Historical and modern clusters are attained from BOCC. Historical clusters are scored using the modern network from BOCC. Finally, BOCCRank trains an ensemble of boosted trees to estimate clusters' potential for future discovery, and the model is used to estimate the score for and subsequently rank modern clusters.
We will illustrate how to rank the 2022 clusters using insights drawn from the 2021 clusters. Ensure that the score is applied to each of the 2021 clusters. That is, each cluster in the data-raw/subclusters/2021 should have a corresponding, non-empty snowballing_pvalue.
Once added, create the following directories: (1) data-raw/tune/2021/msgs and (2) data-raw/tune/2021/array. Then, run:
Rscript inst/scripts/update_package.R
sbatch tune_2021.sh
sbatch fix_tune_2021.sh
sbatch fit_xgb_2021.sh
This will identify the optimal specification of the DART model, fit the model to the 2021 clusters, and write the final model to data-raw/tune.
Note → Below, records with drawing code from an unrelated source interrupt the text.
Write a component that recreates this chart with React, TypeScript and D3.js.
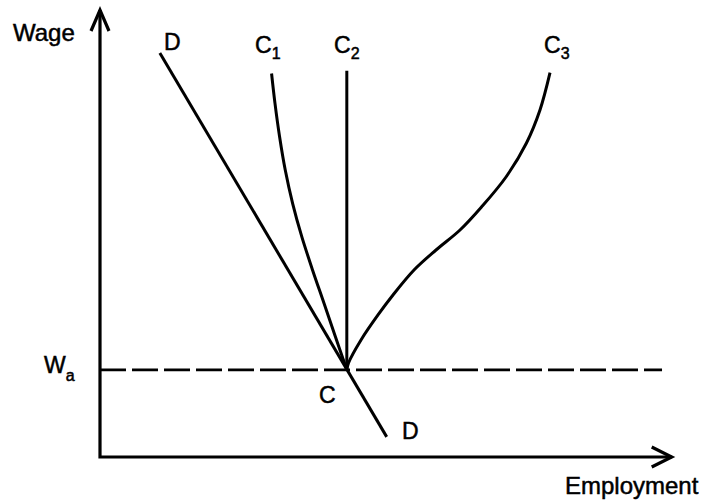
import React from 'react';
import * as d3 from 'd3';

// schematic units: employment 0..100, wage 0..100
const wageA = 19.5;

const demandLine = [[10.5, 90.4], [50.3, 4.5]];

const c1Curve = [
  [30.1, 85.8], [30.7, 79.1], [31.5, 71.7], [32.5, 64.2], [33.8, 56.7],
  [35.4, 49.3], [37.3, 41.8], [39.3, 34.4], [41.3, 26.9], [43.3, 19.5],
];

const c2Curve = [[43.3, 86.4], [43.3, 19.5]];

const c3Curve = [
  [78.95, 85.97], [77.19, 77.63], [74.82, 70.25], [71.23, 62.64], [66.93, 55.93],
  [63.16, 50.78], [58.95, 46.31], [55.09, 41.83], [51.4, 36.24], [48.77, 31.77],
  [45.79, 26.17], [43.6, 21.03], [43.3, 19.5],
];

const dashEnd = 98.6;
const xAxisEnd = 100.3;
const yAxisEnd = 100;

const W = 704, H = 502;

export default function App() {
  const x = d3.scaleLinear().domain([0, 100]).range([100, 670]);
  const y = d3.scaleLinear().domain([0, 100]).range([457, 10]);

  const line = d3.line<number[]>()
    .x(d => x(d[0]))
    .y(d => y(d[1]));
  const smooth = d3.line<number[]>()
    .x(d => x(d[0]))
    .y(d => y(d[1]))
    .curve(d3.curveCatmullRom.alpha(0.5));

  const font = {
    fontFamily: '"Liberation Sans", Arial, Helvetica, sans-serif',
    fill: '#000', stroke: '#000', strokeWidth: 0.5,
  };

  // open arrow heads
  const xTip = [x(xAxisEnd), y(0)];
  const yTip = [x(0), y(yAxisEnd)];

  return (
    <svg width={W} height={H} style={{ position: 'absolute', left: 0, top: 0, background: '#fff' }}>
      {/* axes */}
      <path d={line([[0, yAxisEnd], [0, 0], [xAxisEnd, 0]])!} fill="none" stroke="#000" strokeWidth={3.2} />
      <path d={`M${yTip[0] - 9},${yTip[1] + 21} L${yTip[0]},${yTip[1]} L${yTip[0] + 9},${yTip[1] + 21}`}
        fill="none" stroke="#000" strokeWidth={3.2} />
      <path d={`M${xTip[0] - 20},${xTip[1] - 10} L${xTip[0]},${xTip[1]} L${xTip[0] - 20},${xTip[1] + 10}`}
        fill="none" stroke="#000" strokeWidth={3.2} />

      {/* wage floor */}
      <path d={line([[0, wageA], [dashEnd, wageA]])!} fill="none" stroke="#000" strokeWidth={2.7}
        strokeDasharray="26 6" />

      {/* curves */}
      <path d={line(demandLine)!} fill="none" stroke="#000" strokeWidth={3} />
      <path d={smooth(c1Curve)!} fill="none" stroke="#000" strokeWidth={3} />
      <path d={line(c2Curve)!} fill="none" stroke="#000" strokeWidth={3} />
      <path d={smooth(c3Curve)!} fill="none" stroke="#000" strokeWidth={3} />

      {/* labels */}
      <text x={13} y={41} fontSize={24} style={font}>Wage</text>
      <text x={164} y={50} fontSize={23} style={font}>D</text>
      <text x={255} y={53} fontSize={23} style={font}>C<tspan fontSize={16} dy={6}>1</tspan></text>
      <text x={334} y={53} fontSize={23} style={font}>C<tspan fontSize={16} dy={6}>2</tspan></text>
      <text x={544} y={53} fontSize={23} style={font}>C<tspan fontSize={16} dy={6}>3</tspan></text>
      <text x={44} y={373} fontSize={23} style={font}>W<tspan fontSize={16} dy={8}>a</tspan></text>
      <text x={319} y={403} fontSize={23} style={font}>C</text>
      <text x={402} y={439} fontSize={23} style={font}>D</text>
      <text x={565} y={494} fontSize={24} style={font}>Employment</text>
    </svg>
  );
}
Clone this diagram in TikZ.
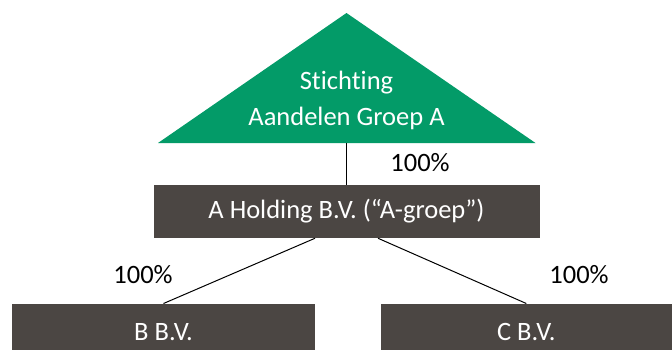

After the model is fitted to the full set of 2021 clusters, it is used to estimate the potential for future discovery for each of the 2022 clusters. Make sure that the following subdirectory exists: data-raw/rankings. Following, to conduct this estimation and ranking, run:
sbatch rank_with_xgb_2021.sh
This populates the data-raw/rankings directory with a tab separated value file of cluster rankings, xgb_cluster_rankings_2022.tsv.